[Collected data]
────────────────────
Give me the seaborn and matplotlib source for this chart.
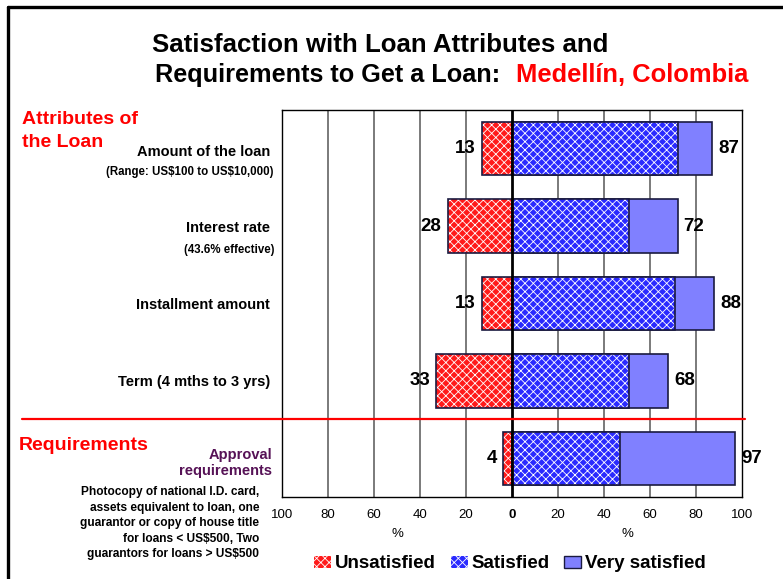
import numpy as np
import pandas as pd
import matplotlib
matplotlib.use("Agg")
import matplotlib.pyplot as plt
import seaborn as sns
from matplotlib.patches import Rectangle, Patch
from matplotlib.lines import Line2D

# ---------------- data ----------------
categories = ["Amount of the loan", "Interest rate", "Installment amount",
              "Term (4 mths to 3 yrs)", "Approval requirements"]
unsatisfied = [13, 28, 13, 33, 4]
satisfied = [72, 51, 71, 51, 47]
very_satisfied = [15, 21, 17, 17, 50]
tick_values = [-100, -80, -60, -40, -20, 0, 20, 40, 60, 80, 100]
tick_labels = ["100", "80", "60", "40", "20", "0", "20", "40", "60", "80", "100"]
legend_labels = ["Unsatisfied", "Satisfied", "Very satisfied"]

# ---------------- style ----------------
sns.set_theme(style="white")
plt.rcParams["font.family"] = ["Liberation Sans", "DejaVu Sans"]
plt.rcParams["hatch.linewidth"] = 0.6
plt.rcParams["text.parse_math"] = False
plt.rcParams["text.color"] = "black"
plt.rcParams["xtick.color"] = "black"
plt.rcParams["axes.labelcolor"] = "black"

W, H = 783, 579
def fx(px): return px / W
def fy(py): return 1 - py / H

RED = "#ff1a1a"
BLUE = "#2a2aff"
LIGHT = "#8080ff"
EDGE = "#1a1a40"

fig = plt.figure(figsize=(W / 100, H / 100), dpi=100)
ax = fig.add_axes([fx(282), fy(497), (742 - 282) / W, (497 - 110) / H])

df = pd.DataFrame({"cat": categories, "unsat": unsatisfied,
                   "sat": satisfied, "very": very_satisfied})
df["neg_unsat"] = -df["unsat"]
df["total"] = df["sat"] + df["very"]

bw = 0.69
sns.barplot(data=df, x="total", y="cat", orient="h", color=LIGHT, saturation=1,
            width=bw, ax=ax, edgecolor=EDGE, linewidth=1.2, zorder=3)
n = len(ax.patches)
sns.barplot(data=df, x="sat", y="cat", orient="h", color=BLUE, saturation=1,
            width=bw, ax=ax, zorder=3)
sns.barplot(data=df, x="neg_unsat", y="cat", orient="h", color=RED, saturation=1,
            width=bw, ax=ax, zorder=3)
patches = list(ax.patches)
for p in patches[n:]:
    p.set_edgecolor("white")
    p.set_hatch("xxxx")
    p.set_linewidth(0)
    ax.add_patch(Rectangle((p.get_x(), p.get_y()), p.get_width(), p.get_height(),
                           fill=False, edgecolor=EDGE, linewidth=1.2, zorder=4))

ax.set_xlim(-100, 100)
ax.set_ylim(4.5, -0.5)
ax.set_xticks(tick_values, tick_labels)
ax.set_yticks([])
ax.set_xlabel("")
ax.set_ylabel("")
ax.tick_params(axis="x", length=0, pad=9, labelsize=9.5, colors="black")
for lbl in ax.get_xticklabels():
    if lbl.get_text() == "0":
        lbl.set_fontweight("bold")
for v in tick_values[1:-1]:
    if v != 0:
        ax.axvline(v, color="#707070", linewidth=1.3, zorder=1)
ax.axvline(0, color="black", linewidth=2, zorder=6)
for s in ax.spines.values():
    s.set_color("black")
    s.set_linewidth(1)

# value labels
for i in range(len(categories)):
    ax.text(-unsatisfied[i] - 2.6, i, str(unsatisfied[i]), ha="right", va="center",
            fontsize=13.5, fontweight="bold", color="black", zorder=7)
    tot = satisfied[i] + very_satisfied[i]
    ax.text(tot + 2.6, i, str(tot), ha="left", va="center",
            fontsize=13.5, fontweight="bold", color="black", zorder=7)

# % labels
fig.text(fx(397), fy(534), "%", ha="center", va="center", fontsize=9.5)
fig.text(fx(627), fy(534), "%", ha="center", va="center", fontsize=9.5)

# title
fig.text(fx(152), fy(45), "Satisfaction with Loan Attributes and", ha="left",
         va="center", fontsize=18.6, fontweight="bold")
fig.text(fx(155), fy(75), "Requirements to Get a Loan:", ha="left",
         va="center", fontsize=18.2, fontweight="bold")
fig.text(fx(516), fy(75), "Medellín, Colombia", ha="left",
         va="center", fontsize=18.4, fontweight="bold", color="#ff0000")

# section headings
fig.text(fx(22), fy(119), "Attributes of", ha="left", va="center",
         fontsize=14, fontweight="bold", color="#ff0000")
fig.text(fx(22), fy(142), "the Loan", ha="left", va="center",
         fontsize=14, fontweight="bold", color="#ff0000")
fig.text(fx(19), fy(446), "Requirements", ha="left", va="center",
         fontsize=14, fontweight="bold", color="#ff0000")

# category labels
fig.text(fx(270), fy(152), "Amount of the loan", ha="right", va="center",
         fontsize=10.5, fontweight="bold")
fig.text(fx(273), fy(172), "(Range: US$100 to US$10,000)", ha="right", va="center",
         fontsize=8.3, fontweight="bold")
fig.text(fx(270), fy(228), "Interest rate", ha="right", va="center",
         fontsize=10.5, fontweight="bold")
fig.text(fx(275), fy(250), "(43.6% effective)", ha="right", va="center",
         fontsize=8.3, fontweight="bold")
fig.text(fx(270), fy(305), "Installment amount", ha="right", va="center",
         fontsize=10.5, fontweight="bold")
fig.text(fx(270), fy(382), "Term (4 mths to 3 yrs)", ha="right", va="center",
         fontsize=10.5, fontweight="bold")
fig.text(fx(272), fy(455), "Approval", ha="right", va="center",
         fontsize=10.5, fontweight="bold", color="#561256")
fig.text(fx(272), fy(471), "requirements", ha="right", va="center",
         fontsize=10.5, fontweight="bold", color="#561256")
req_lines = ["Photocopy of national I.D. card,",
             "assets equivalent to loan, one",
             "guarantor or copy of house title",
             "for loans < US$500, Two",
             "guarantors for loans > US$500"]
for k, line in enumerate(req_lines):
    fig.text(fx(259), fy(492 + k * 15.6), line, ha="right", va="center",
             fontsize=8.6, fontweight="bold")

# red separator
fig.add_artist(Line2D([fx(22), fx(745)], [fy(419), fy(419)], color="#ff0000",
                      linewidth=1.6, transform=fig.transFigure, zorder=10))
# frame border (top and left)
fig.add_artist(Line2D([fx(8), fx(783)], [fy(7), fy(7)], color="black",
                      linewidth=2.4, transform=fig.transFigure))
fig.add_artist(Line2D([fx(8), fx(8)], [fy(7), fy(579)], color="black",
                      linewidth=2.4, transform=fig.transFigure))

# legend
handles = [Patch(facecolor=RED, edgecolor="white", hatch="xxxx", linewidth=0),
           Patch(facecolor=BLUE, edgecolor="white", hatch="xxxx", linewidth=0),
           Patch(facecolor=LIGHT, edgecolor=EDGE, linewidth=1)]
fig.legend(handles, legend_labels, loc="center", bbox_to_anchor=(fx(510), fy(564)),
           ncol=3, frameon=False, prop=dict(weight="bold", size=13.5),
           handlelength=0.9, handleheight=0.6, handletextpad=0.2,
           columnspacing=0.8, borderpad=0)

fig.savefig("out.png", dpi=100)
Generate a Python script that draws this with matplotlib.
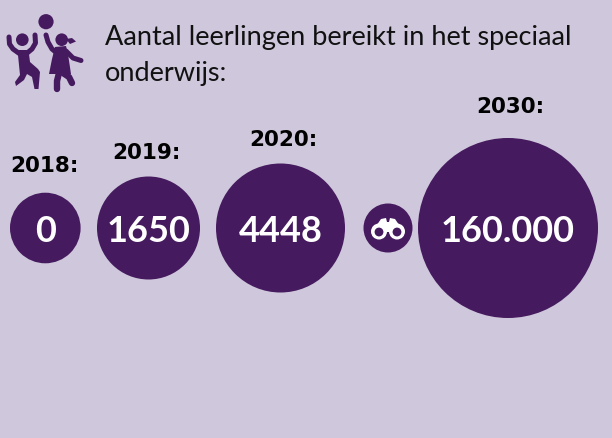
────────────────────
- PROBLEM
Restate the data above word for word. Skip every picture.

- THE SOLUTION
Give me the seaborn and matplotlib source for this chart.
import numpy as np
import pandas as pd
import matplotlib
matplotlib.use("Agg")
import matplotlib.pyplot as plt
import seaborn as sns
from matplotlib.patches import Rectangle, Patch
from matplotlib.lines import Line2D

# ---------------- data ----------------
categories = ["Amount of the loan", "Interest rate", "Installment amount",
              "Term (4 mths to 3 yrs)", "Approval requirements"]
unsatisfied = [13, 28, 13, 33, 4]
satisfied = [72, 51, 71, 51, 47]
very_satisfied = [15, 21, 17, 17, 50]
tick_values = [-100, -80, -60, -40, -20, 0, 20, 40, 60, 80, 100]
tick_labels = ["100", "80", "60", "40", "20", "0", "20", "40", "60", "80", "100"]
legend_labels = ["Unsatisfied", "Satisfied", "Very satisfied"]

# ---------------- style ----------------
sns.set_theme(style="white")
plt.rcParams["font.family"] = ["Liberation Sans", "DejaVu Sans"]
plt.rcParams["hatch.linewidth"] = 0.6
plt.rcParams["text.parse_math"] = False
plt.rcParams["text.color"] = "black"
plt.rcParams["xtick.color"] = "black"
plt.rcParams["axes.labelcolor"] = "black"

W, H = 783, 579
def fx(px): return px / W
def fy(py): return 1 - py / H

RED = "#ff1a1a"
BLUE = "#2a2aff"
LIGHT = "#8080ff"
EDGE = "#1a1a40"

fig = plt.figure(figsize=(W / 100, H / 100), dpi=100)
ax = fig.add_axes([fx(282), fy(497), (742 - 282) / W, (497 - 110) / H])

df = pd.DataFrame({"cat": categories, "unsat": unsatisfied,
                   "sat": satisfied, "very": very_satisfied})
df["neg_unsat"] = -df["unsat"]
df["total"] = df["sat"] + df["very"]

bw = 0.69
sns.barplot(data=df, x="total", y="cat", orient="h", color=LIGHT, saturation=1,
            width=bw, ax=ax, edgecolor=EDGE, linewidth=1.2, zorder=3)
n = len(ax.patches)
sns.barplot(data=df, x="sat", y="cat", orient="h", color=BLUE, saturation=1,
            width=bw, ax=ax, zorder=3)
sns.barplot(data=df, x="neg_unsat", y="cat", orient="h", color=RED, saturation=1,
            width=bw, ax=ax, zorder=3)
patches = list(ax.patches)
for p in patches[n:]:
    p.set_edgecolor("white")
    p.set_hatch("xxxx")
    p.set_linewidth(0)
    ax.add_patch(Rectangle((p.get_x(), p.get_y()), p.get_width(), p.get_height(),
                           fill=False, edgecolor=EDGE, linewidth=1.2, zorder=4))

ax.set_xlim(-100, 100)
ax.set_ylim(4.5, -0.5)
ax.set_xticks(tick_values, tick_labels)
ax.set_yticks([])
ax.set_xlabel("")
ax.set_ylabel("")
ax.tick_params(axis="x", length=0, pad=9, labelsize=9.5, colors="black")
for lbl in ax.get_xticklabels():
    if lbl.get_text() == "0":
        lbl.set_fontweight("bold")
for v in tick_values[1:-1]:
    if v != 0:
        ax.axvline(v, color="#707070", linewidth=1.3, zorder=1)
ax.axvline(0, color="black", linewidth=2, zorder=6)
for s in ax.spines.values():
    s.set_color("black")
    s.set_linewidth(1)

# value labels
for i in range(len(categories)):
    ax.text(-unsatisfied[i] - 2.6, i, str(unsatisfied[i]), ha="right", va="center",
            fontsize=13.5, fontweight="bold", color="black", zorder=7)
    tot = satisfied[i] + very_satisfied[i]
    ax.text(tot + 2.6, i, str(tot), ha="left", va="center",
            fontsize=13.5, fontweight="bold", color="black", zorder=7)

# % labels
fig.text(fx(397), fy(534), "%", ha="center", va="center", fontsize=9.5)
fig.text(fx(627), fy(534), "%", ha="center", va="center", fontsize=9.5)

# title
fig.text(fx(152), fy(45), "Satisfaction with Loan Attributes and", ha="left",
         va="center", fontsize=18.6, fontweight="bold")
fig.text(fx(155), fy(75), "Requirements to Get a Loan:", ha="left",
         va="center", fontsize=18.2, fontweight="bold")
fig.text(fx(516), fy(75), "Medellín, Colombia", ha="left",
         va="center", fontsize=18.4, fontweight="bold", color="#ff0000")

# section headings
fig.text(fx(22), fy(119), "Attributes of", ha="left", va="center",
         fontsize=14, fontweight="bold", color="#ff0000")
fig.text(fx(22), fy(142), "the Loan", ha="left", va="center",
         fontsize=14, fontweight="bold", color="#ff0000")
fig.text(fx(19), fy(446), "Requirements", ha="left", va="center",
         fontsize=14, fontweight="bold", color="#ff0000")

# category labels
fig.text(fx(270), fy(152), "Amount of the loan", ha="right", va="center",
         fontsize=10.5, fontweight="bold")
fig.text(fx(273), fy(172), "(Range: US$100 to US$10,000)", ha="right", va="center",
         fontsize=8.3, fontweight="bold")
fig.text(fx(270), fy(228), "Interest rate", ha="right", va="center",
         fontsize=10.5, fontweight="bold")
fig.text(fx(275), fy(250), "(43.6% effective)", ha="right", va="center",
         fontsize=8.3, fontweight="bold")
fig.text(fx(270), fy(305), "Installment amount", ha="right", va="center",
         fontsize=10.5, fontweight="bold")
fig.text(fx(270), fy(382), "Term (4 mths to 3 yrs)", ha="right", va="center",
         fontsize=10.5, fontweight="bold")
fig.text(fx(272), fy(455), "Approval", ha="right", va="center",
         fontsize=10.5, fontweight="bold", color="#561256")
fig.text(fx(272), fy(471), "requirements", ha="right", va="center",
         fontsize=10.5, fontweight="bold", color="#561256")
req_lines = ["Photocopy of national I.D. card,",
             "assets equivalent to loan, one",
             "guarantor or copy of house title",
             "for loans < US$500, Two",
             "guarantors for loans > US$500"]
for k, line in enumerate(req_lines):
    fig.text(fx(259), fy(492 + k * 15.6), line, ha="right", va="center",
             fontsize=8.6, fontweight="bold")

# red separator
fig.add_artist(Line2D([fx(22), fx(745)], [fy(419), fy(419)], color="#ff0000",
                      linewidth=1.6, transform=fig.transFigure, zorder=10))
# frame border (top and left)
fig.add_artist(Line2D([fx(8), fx(783)], [fy(7), fy(7)], color="black",
                      linewidth=2.4, transform=fig.transFigure))
fig.add_artist(Line2D([fx(8), fx(8)], [fy(7), fy(579)], color="black",
                      linewidth=2.4, transform=fig.transFigure))

# legend
handles = [Patch(facecolor=RED, edgecolor="white", hatch="xxxx", linewidth=0),
           Patch(facecolor=BLUE, edgecolor="white", hatch="xxxx", linewidth=0),
           Patch(facecolor=LIGHT, edgecolor=EDGE, linewidth=1)]
fig.legend(handles, legend_labels, loc="center", bbox_to_anchor=(fx(510), fy(564)),
           ncol=3, frameon=False, prop=dict(weight="bold", size=13.5),
           handlelength=0.9, handleheight=0.6, handletextpad=0.2,
           columnspacing=0.8, borderpad=0)

fig.savefig("out.png", dpi=100)
Generate a Python script that draws this with matplotlib.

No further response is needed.